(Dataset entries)

↓

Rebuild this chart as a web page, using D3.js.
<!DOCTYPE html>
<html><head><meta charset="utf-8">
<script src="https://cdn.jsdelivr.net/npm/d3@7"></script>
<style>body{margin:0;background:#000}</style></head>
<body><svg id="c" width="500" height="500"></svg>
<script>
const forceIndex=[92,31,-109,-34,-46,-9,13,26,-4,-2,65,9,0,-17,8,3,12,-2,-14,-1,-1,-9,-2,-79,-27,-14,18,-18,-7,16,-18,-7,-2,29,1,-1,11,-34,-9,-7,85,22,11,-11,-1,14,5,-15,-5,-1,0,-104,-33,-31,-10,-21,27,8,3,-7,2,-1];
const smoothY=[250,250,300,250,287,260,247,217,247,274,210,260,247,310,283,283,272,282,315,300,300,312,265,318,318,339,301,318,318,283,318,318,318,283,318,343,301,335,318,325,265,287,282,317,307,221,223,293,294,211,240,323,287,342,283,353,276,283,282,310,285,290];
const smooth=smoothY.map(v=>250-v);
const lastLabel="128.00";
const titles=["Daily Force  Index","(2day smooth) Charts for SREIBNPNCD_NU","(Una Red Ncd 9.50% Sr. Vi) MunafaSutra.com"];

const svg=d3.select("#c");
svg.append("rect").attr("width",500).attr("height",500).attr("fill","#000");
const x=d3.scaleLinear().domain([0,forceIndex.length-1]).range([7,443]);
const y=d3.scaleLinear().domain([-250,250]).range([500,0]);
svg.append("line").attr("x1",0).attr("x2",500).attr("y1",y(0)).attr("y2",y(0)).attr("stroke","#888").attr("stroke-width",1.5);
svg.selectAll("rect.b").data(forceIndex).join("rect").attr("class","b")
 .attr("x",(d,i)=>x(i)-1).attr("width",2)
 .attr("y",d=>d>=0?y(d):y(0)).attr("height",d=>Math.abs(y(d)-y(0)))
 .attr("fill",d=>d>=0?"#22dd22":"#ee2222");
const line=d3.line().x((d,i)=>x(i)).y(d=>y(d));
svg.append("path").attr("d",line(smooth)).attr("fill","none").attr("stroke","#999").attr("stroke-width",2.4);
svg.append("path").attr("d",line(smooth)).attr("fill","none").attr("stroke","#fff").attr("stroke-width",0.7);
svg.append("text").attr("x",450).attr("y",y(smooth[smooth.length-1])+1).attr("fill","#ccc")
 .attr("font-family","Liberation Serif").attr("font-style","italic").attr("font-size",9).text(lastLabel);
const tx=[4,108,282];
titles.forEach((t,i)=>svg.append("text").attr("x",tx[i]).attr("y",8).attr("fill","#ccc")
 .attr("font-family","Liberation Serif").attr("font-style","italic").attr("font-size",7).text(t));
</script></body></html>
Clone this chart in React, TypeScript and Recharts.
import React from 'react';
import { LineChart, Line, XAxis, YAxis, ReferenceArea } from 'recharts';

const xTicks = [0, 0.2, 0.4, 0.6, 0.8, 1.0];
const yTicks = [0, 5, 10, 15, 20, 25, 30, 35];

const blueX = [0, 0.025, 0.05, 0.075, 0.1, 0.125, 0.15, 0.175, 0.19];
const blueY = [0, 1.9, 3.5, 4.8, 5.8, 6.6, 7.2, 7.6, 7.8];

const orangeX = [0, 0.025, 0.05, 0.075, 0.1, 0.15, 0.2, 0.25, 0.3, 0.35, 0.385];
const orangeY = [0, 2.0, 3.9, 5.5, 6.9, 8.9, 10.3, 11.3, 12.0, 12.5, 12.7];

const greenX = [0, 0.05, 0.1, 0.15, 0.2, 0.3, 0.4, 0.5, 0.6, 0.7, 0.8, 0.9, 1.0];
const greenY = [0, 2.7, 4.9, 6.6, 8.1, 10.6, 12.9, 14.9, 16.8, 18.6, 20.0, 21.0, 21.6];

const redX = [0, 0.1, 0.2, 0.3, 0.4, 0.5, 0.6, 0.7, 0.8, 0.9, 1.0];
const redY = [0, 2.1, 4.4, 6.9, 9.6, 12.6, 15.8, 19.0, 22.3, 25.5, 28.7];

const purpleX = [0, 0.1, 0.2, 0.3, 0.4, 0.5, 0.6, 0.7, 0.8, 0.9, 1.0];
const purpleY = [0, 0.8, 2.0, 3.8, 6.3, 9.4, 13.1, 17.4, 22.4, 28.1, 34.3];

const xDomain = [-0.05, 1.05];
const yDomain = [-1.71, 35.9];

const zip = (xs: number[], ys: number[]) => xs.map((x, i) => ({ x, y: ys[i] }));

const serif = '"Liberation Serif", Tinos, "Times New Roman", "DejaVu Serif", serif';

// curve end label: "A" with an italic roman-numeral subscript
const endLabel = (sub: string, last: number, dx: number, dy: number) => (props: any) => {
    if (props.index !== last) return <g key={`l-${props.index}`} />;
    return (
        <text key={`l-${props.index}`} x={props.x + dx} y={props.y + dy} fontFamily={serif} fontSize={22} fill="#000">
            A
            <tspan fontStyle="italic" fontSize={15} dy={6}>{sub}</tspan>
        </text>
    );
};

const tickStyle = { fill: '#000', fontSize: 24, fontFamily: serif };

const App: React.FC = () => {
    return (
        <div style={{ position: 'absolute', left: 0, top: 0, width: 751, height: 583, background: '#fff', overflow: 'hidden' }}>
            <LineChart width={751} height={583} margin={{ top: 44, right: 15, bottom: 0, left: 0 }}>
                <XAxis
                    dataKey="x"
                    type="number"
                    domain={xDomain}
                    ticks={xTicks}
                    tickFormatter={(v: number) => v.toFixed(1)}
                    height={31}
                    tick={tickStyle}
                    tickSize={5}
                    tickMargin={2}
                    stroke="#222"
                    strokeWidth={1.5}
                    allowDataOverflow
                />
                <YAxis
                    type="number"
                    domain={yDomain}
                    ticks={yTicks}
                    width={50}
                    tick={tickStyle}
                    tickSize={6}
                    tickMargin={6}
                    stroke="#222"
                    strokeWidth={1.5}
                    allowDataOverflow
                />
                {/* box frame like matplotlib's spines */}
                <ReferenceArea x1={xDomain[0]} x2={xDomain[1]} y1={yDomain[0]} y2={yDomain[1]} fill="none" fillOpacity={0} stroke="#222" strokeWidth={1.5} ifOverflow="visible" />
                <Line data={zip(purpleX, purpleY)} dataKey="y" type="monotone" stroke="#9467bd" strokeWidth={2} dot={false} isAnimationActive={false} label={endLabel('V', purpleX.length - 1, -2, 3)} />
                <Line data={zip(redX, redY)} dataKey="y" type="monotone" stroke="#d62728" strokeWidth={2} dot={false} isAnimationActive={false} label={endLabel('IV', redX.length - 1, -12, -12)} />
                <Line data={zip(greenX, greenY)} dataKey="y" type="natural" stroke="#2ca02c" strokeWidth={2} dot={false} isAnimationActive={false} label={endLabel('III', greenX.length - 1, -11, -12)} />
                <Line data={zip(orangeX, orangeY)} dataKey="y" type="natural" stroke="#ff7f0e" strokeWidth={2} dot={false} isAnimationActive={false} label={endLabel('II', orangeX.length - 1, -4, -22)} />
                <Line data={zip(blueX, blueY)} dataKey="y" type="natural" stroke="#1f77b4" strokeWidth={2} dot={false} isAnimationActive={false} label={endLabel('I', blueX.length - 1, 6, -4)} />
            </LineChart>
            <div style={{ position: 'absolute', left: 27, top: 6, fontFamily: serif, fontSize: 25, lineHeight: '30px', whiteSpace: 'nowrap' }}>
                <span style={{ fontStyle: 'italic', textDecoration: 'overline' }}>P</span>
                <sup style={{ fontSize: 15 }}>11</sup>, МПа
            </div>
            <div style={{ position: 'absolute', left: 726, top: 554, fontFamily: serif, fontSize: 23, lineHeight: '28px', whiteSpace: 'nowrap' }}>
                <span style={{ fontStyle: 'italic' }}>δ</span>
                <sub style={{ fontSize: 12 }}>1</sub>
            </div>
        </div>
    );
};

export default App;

↑

= Exercise task =
Give back exactly the lines from the line that has "Clone this chart" to the line that has "7.2, 7.6, 7.8];", both included, and leave out all others.

= Response for this exercise =
Clone this chart in React, TypeScript and Recharts.
import React from 'react';
import { LineChart, Line, XAxis, YAxis, ReferenceArea } from 'recharts';

const xTicks = [0, 0.2, 0.4, 0.6, 0.8, 1.0];
const yTicks = [0, 5, 10, 15, 20, 25, 30, 35];

const blueX = [0, 0.025, 0.05, 0.075, 0.1, 0.125, 0.15, 0.175, 0.19];
const blueY = [0, 1.9, 3.5, 4.8, 5.8, 6.6, 7.2, 7.6, 7.8];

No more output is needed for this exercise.